MATERIAL =>

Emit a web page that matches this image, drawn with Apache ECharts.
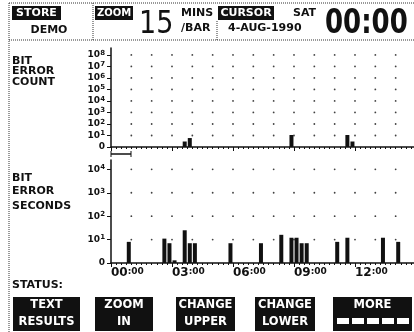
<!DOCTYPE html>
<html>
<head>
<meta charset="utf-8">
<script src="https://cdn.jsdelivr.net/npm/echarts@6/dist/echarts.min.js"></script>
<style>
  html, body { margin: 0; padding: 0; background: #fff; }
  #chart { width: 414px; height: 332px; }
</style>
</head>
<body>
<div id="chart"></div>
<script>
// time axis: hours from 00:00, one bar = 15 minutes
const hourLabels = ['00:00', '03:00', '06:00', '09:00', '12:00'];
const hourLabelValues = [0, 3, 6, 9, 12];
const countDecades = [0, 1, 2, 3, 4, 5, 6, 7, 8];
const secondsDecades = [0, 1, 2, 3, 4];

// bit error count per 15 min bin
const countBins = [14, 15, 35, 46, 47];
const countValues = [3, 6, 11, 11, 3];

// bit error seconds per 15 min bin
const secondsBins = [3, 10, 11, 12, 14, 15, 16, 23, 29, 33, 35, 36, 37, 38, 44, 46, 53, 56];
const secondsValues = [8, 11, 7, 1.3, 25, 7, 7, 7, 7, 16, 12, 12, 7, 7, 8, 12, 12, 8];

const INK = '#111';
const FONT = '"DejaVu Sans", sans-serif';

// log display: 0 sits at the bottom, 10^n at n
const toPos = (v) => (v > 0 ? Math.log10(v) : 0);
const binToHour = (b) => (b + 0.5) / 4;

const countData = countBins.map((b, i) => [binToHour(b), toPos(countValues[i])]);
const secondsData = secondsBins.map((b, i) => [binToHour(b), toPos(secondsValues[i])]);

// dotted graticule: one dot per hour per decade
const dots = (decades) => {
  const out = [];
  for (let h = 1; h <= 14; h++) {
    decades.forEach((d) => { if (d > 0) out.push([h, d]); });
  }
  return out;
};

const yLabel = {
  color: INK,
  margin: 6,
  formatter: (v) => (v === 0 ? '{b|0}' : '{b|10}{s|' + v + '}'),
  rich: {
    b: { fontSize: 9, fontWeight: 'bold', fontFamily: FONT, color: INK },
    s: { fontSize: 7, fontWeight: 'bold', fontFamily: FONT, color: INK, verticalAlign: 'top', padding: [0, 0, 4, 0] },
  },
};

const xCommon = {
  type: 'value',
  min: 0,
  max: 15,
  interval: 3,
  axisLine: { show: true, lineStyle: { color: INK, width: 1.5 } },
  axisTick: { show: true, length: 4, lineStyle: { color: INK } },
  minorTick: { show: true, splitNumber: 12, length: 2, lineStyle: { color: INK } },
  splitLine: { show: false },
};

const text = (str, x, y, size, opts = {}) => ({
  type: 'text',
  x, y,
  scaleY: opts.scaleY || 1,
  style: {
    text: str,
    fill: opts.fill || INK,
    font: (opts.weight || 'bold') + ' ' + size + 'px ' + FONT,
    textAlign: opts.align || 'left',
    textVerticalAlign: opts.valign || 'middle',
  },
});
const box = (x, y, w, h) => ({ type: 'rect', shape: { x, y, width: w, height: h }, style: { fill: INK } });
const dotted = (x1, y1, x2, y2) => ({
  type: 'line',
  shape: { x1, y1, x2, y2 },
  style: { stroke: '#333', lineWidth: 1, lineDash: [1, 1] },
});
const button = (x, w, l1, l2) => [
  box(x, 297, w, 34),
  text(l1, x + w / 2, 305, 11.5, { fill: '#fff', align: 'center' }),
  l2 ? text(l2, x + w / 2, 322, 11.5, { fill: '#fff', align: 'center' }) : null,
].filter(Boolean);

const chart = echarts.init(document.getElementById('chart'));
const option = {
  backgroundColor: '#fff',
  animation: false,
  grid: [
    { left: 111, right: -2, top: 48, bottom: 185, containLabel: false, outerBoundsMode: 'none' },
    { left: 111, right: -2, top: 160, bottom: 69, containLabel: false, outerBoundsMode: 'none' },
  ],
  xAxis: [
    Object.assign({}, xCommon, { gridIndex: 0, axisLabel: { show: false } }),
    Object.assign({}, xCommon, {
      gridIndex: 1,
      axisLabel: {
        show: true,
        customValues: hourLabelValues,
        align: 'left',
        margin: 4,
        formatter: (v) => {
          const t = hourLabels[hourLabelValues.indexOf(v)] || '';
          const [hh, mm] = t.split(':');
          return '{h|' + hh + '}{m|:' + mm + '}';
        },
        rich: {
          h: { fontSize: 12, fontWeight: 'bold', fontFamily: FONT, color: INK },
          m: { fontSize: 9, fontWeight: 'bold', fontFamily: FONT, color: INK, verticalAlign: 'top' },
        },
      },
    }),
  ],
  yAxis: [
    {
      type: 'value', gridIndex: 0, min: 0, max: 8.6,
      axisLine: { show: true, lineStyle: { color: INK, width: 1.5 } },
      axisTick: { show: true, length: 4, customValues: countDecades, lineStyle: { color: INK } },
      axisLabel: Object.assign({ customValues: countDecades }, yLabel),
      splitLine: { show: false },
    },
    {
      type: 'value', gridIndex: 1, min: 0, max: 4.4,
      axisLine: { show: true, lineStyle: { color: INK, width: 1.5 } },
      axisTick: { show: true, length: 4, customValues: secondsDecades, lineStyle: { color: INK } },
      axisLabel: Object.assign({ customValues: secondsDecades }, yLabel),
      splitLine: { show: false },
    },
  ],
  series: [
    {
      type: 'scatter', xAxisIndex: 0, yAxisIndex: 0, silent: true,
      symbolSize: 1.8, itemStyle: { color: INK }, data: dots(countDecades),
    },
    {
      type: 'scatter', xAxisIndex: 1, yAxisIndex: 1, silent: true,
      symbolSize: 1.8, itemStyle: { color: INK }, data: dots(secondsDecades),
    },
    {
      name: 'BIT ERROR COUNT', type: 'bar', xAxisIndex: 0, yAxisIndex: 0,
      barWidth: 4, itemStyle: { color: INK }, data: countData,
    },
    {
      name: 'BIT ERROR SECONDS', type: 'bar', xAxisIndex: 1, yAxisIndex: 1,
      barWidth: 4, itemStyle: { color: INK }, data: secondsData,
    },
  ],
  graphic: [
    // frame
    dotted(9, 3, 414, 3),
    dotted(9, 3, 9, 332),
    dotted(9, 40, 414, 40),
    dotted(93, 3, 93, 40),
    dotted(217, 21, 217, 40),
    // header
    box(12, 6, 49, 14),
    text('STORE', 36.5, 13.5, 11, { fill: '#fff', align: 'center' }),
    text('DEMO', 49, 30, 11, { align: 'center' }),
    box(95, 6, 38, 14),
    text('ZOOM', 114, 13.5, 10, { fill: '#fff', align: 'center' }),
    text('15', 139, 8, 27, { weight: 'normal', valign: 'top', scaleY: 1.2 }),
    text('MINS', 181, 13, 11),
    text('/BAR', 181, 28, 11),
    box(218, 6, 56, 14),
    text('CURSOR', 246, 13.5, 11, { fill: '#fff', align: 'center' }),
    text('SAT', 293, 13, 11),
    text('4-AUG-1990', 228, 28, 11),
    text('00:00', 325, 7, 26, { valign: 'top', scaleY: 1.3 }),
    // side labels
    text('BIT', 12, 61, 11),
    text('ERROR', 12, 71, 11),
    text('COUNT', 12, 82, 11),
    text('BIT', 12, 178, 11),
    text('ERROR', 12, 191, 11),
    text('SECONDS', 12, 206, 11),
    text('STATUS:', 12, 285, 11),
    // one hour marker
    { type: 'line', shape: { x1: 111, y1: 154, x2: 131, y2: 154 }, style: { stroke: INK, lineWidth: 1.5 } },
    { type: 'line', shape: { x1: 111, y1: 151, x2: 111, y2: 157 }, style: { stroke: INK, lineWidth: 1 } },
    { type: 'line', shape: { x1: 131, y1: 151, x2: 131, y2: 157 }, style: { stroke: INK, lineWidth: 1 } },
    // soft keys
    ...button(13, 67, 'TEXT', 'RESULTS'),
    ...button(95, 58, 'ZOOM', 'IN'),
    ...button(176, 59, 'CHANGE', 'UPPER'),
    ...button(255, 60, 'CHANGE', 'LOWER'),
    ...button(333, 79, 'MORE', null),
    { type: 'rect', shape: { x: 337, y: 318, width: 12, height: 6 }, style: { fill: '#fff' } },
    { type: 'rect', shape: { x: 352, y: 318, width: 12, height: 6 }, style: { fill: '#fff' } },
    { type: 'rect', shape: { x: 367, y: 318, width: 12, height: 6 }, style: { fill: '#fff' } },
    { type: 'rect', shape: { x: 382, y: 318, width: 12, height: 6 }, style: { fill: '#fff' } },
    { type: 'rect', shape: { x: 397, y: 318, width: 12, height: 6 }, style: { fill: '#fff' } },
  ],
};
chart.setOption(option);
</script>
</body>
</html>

WHAT TO DO => Quote, please, every line of the material above from its start through the line that has "const secondsDecades = [0, 1, 2, 3, 4];", reproducing the words exactly and dropping any images.

REPLY TO THE EXERCISE =>
Emit a web page that matches this image, drawn with Apache ECharts.
<!DOCTYPE html>
<html>
<head>
<meta charset="utf-8">
<script src="https://cdn.jsdelivr.net/npm/echarts@6/dist/echarts.min.js"></script>
<style>
  html, body { margin: 0; padding: 0; background: #fff; }
  #chart { width: 414px; height: 332px; }
</style>
</head>
<body>
<div id="chart"></div>
<script>
// time axis: hours from 00:00, one bar = 15 minutes
const hourLabels = ['00:00', '03:00', '06:00', '09:00', '12:00'];
const hourLabelValues = [0, 3, 6, 9, 12];
const countDecades = [0, 1, 2, 3, 4, 5, 6, 7, 8];
const secondsDecades = [0, 1, 2, 3, 4];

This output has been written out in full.